-- Records shown --
────────

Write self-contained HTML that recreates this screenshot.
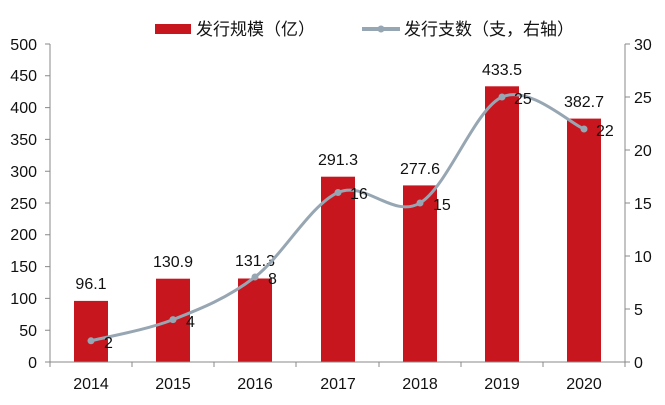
<!DOCTYPE html>
<html><head><meta charset="utf-8"><style>
body{margin:0;background:#fff;}
svg{display:block;font-family:"Liberation Sans","Noto Sans CJK SC",sans-serif;}
</style></head><body>
<svg width="665" height="405" viewBox="0 0 665 405" xmlns="http://www.w3.org/2000/svg">
<rect x="155" y="24" width="36" height="10" fill="#C8161F"/>
<text x="196" y="35" font-size="17" fill="#111">发行规模（亿）</text>
<line x1="362" y1="29" x2="400" y2="29" stroke="#97A6B3" stroke-width="4"/>
<circle cx="381" cy="29" r="3.5" fill="#97A6B3"/>
<text x="404" y="35" font-size="17" fill="#111">发行支数（支，右轴）</text>
<g fill="#C8161F">
<rect x="74" y="300.9" width="34" height="61.1"/>
<rect x="156" y="278.7" width="34" height="83.3"/>
<rect x="238" y="278.5" width="34" height="83.5"/>
<rect x="321" y="176.7" width="34" height="185.3"/>
<rect x="403" y="185.4" width="34" height="176.6"/>
<rect x="485" y="86.3" width="34" height="275.7"/>
<rect x="567" y="118.6" width="34" height="243.4"/>
</g>
<g stroke="#888" stroke-width="1" fill="none">
<line x1="50" y1="44" x2="50" y2="362"/>
<line x1="625" y1="44" x2="625" y2="362"/>
<line x1="50" y1="362" x2="625" y2="362"/>
<path d="M45 44H50M45 75.8H50M45 107.6H50M45 139.4H50M45 171.2H50M45 203H50M45 234.8H50M45 266.6H50M45 298.4H50M45 330.2H50M45 362H50"/>
<path d="M625 44H630M625 97H630M625 150H630M625 203H630M625 256H630M625 309H630M625 362H630"/>
<path d="M50 362V367M132 362V367M214 362V367M296 362V367M379 362V367M461 362V367M543 362V367M625 362V367"/>
</g>
<g font-size="16" fill="#111" text-anchor="end">
<text x="37" y="50">500</text><text x="37" y="81">450</text><text x="37" y="113">400</text>
<text x="37" y="145">350</text><text x="37" y="177">300</text><text x="37" y="209">250</text>
<text x="37" y="240">200</text><text x="37" y="272">150</text><text x="37" y="304">100</text>
<text x="37" y="336">50</text><text x="37" y="368">0</text>
</g>
<g font-size="16" fill="#111">
<text x="634" y="50">30</text><text x="634" y="103">25</text><text x="634" y="156">20</text>
<text x="634" y="209">15</text><text x="634" y="262">10</text><text x="634" y="315">5</text><text x="634" y="368">0</text>
</g>
<g font-size="16" fill="#111" text-anchor="middle">
<text x="91" y="389">2014</text><text x="173" y="389">2015</text><text x="255" y="389">2016</text>
<text x="338" y="389">2017</text><text x="420" y="389">2018</text><text x="502" y="389">2019</text><text x="584" y="389">2020</text>
</g>
<g font-size="16" fill="#111" text-anchor="middle">
<text x="91" y="289">96.1</text><text x="173" y="267">130.9</text><text x="255" y="266">131.3</text>
<text x="338" y="165">291.3</text><text x="420" y="174">277.6</text><text x="502" y="75">433.5</text><text x="584" y="107">382.7</text>
</g>
<path d="M91 340.8C104.7 337.3 145.7 330.2 173 319.6C200.3 309 227.5 298.2 255 277C282.5 255.8 310.5 204.8 338 192.5C365.5 180.2 392.7 218.9 420 203C447.3 187.1 474.7 109.3 502 97C529.3 84.7 570.3 123.7 584 129" fill="none" stroke="#97A6B3" stroke-width="3"/>
<g fill="#97A6B3">
<circle cx="91" cy="340.8" r="3.5"/><circle cx="173" cy="319.6" r="3.5"/><circle cx="255" cy="277" r="3.5"/>
<circle cx="338" cy="192.5" r="3.5"/><circle cx="420" cy="203" r="3.5"/><circle cx="502" cy="97" r="3.5"/><circle cx="584" cy="129" r="3.5"/>
</g>
<g font-size="16" fill="#111">
<text x="104" y="348">2</text><text x="186" y="327">4</text><text x="268" y="284">8</text>
<text x="350" y="199">16</text><text x="433" y="210">15</text><text x="514" y="104">25</text><text x="596" y="136">22</text>
</g>
</svg>
</body></html>
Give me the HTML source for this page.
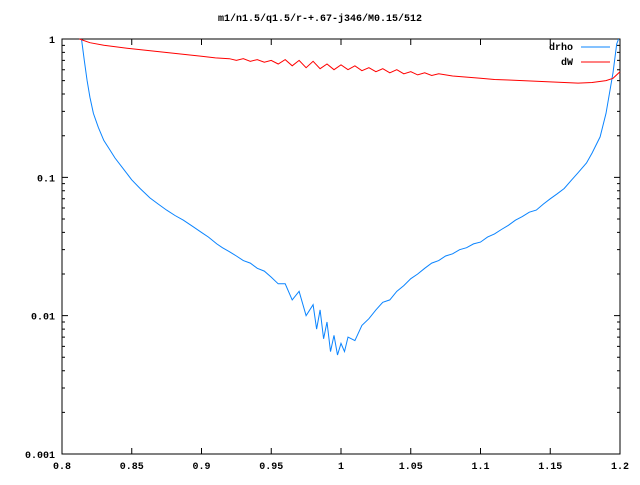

────────

-- Set task --
Could you reproduce every record above exactly, leaving out the pictures?

-- Expected output --
Write self-contained HTML that recreates this screenshot.
<!DOCTYPE html>
<html><head><meta charset="utf-8"><style>
body{margin:0;background:#fff;}
svg{display:block;font-family:"Liberation Sans","Noto Sans CJK SC",sans-serif;}
</style></head><body>
<svg width="665" height="405" viewBox="0 0 665 405" xmlns="http://www.w3.org/2000/svg">
<rect x="155" y="24" width="36" height="10" fill="#C8161F"/>
<text x="196" y="35" font-size="17" fill="#111">发行规模（亿）</text>
<line x1="362" y1="29" x2="400" y2="29" stroke="#97A6B3" stroke-width="4"/>
<circle cx="381" cy="29" r="3.5" fill="#97A6B3"/>
<text x="404" y="35" font-size="17" fill="#111">发行支数（支，右轴）</text>
<g fill="#C8161F">
<rect x="74" y="300.9" width="34" height="61.1"/>
<rect x="156" y="278.7" width="34" height="83.3"/>
<rect x="238" y="278.5" width="34" height="83.5"/>
<rect x="321" y="176.7" width="34" height="185.3"/>
<rect x="403" y="185.4" width="34" height="176.6"/>
<rect x="485" y="86.3" width="34" height="275.7"/>
<rect x="567" y="118.6" width="34" height="243.4"/>
</g>
<g stroke="#888" stroke-width="1" fill="none">
<line x1="50" y1="44" x2="50" y2="362"/>
<line x1="625" y1="44" x2="625" y2="362"/>
<line x1="50" y1="362" x2="625" y2="362"/>
<path d="M45 44H50M45 75.8H50M45 107.6H50M45 139.4H50M45 171.2H50M45 203H50M45 234.8H50M45 266.6H50M45 298.4H50M45 330.2H50M45 362H50"/>
<path d="M625 44H630M625 97H630M625 150H630M625 203H630M625 256H630M625 309H630M625 362H630"/>
<path d="M50 362V367M132 362V367M214 362V367M296 362V367M379 362V367M461 362V367M543 362V367M625 362V367"/>
</g>
<g font-size="16" fill="#111" text-anchor="end">
<text x="37" y="50">500</text><text x="37" y="81">450</text><text x="37" y="113">400</text>
<text x="37" y="145">350</text><text x="37" y="177">300</text><text x="37" y="209">250</text>
<text x="37" y="240">200</text><text x="37" y="272">150</text><text x="37" y="304">100</text>
<text x="37" y="336">50</text><text x="37" y="368">0</text>
</g>
<g font-size="16" fill="#111">
<text x="634" y="50">30</text><text x="634" y="103">25</text><text x="634" y="156">20</text>
<text x="634" y="209">15</text><text x="634" y="262">10</text><text x="634" y="315">5</text><text x="634" y="368">0</text>
</g>
<g font-size="16" fill="#111" text-anchor="middle">
<text x="91" y="389">2014</text><text x="173" y="389">2015</text><text x="255" y="389">2016</text>
<text x="338" y="389">2017</text><text x="420" y="389">2018</text><text x="502" y="389">2019</text><text x="584" y="389">2020</text>
</g>
<g font-size="16" fill="#111" text-anchor="middle">
<text x="91" y="289">96.1</text><text x="173" y="267">130.9</text><text x="255" y="266">131.3</text>
<text x="338" y="165">291.3</text><text x="420" y="174">277.6</text><text x="502" y="75">433.5</text><text x="584" y="107">382.7</text>
</g>
<path d="M91 340.8C104.7 337.3 145.7 330.2 173 319.6C200.3 309 227.5 298.2 255 277C282.5 255.8 310.5 204.8 338 192.5C365.5 180.2 392.7 218.9 420 203C447.3 187.1 474.7 109.3 502 97C529.3 84.7 570.3 123.7 584 129" fill="none" stroke="#97A6B3" stroke-width="3"/>
<g fill="#97A6B3">
<circle cx="91" cy="340.8" r="3.5"/><circle cx="173" cy="319.6" r="3.5"/><circle cx="255" cy="277" r="3.5"/>
<circle cx="338" cy="192.5" r="3.5"/><circle cx="420" cy="203" r="3.5"/><circle cx="502" cy="97" r="3.5"/><circle cx="584" cy="129" r="3.5"/>
</g>
<g font-size="16" fill="#111">
<text x="104" y="348">2</text><text x="186" y="327">4</text><text x="268" y="284">8</text>
<text x="350" y="199">16</text><text x="433" y="210">15</text><text x="514" y="104">25</text><text x="596" y="136">22</text>
</g>
</svg>
</body></html>
Give me the HTML source for this page.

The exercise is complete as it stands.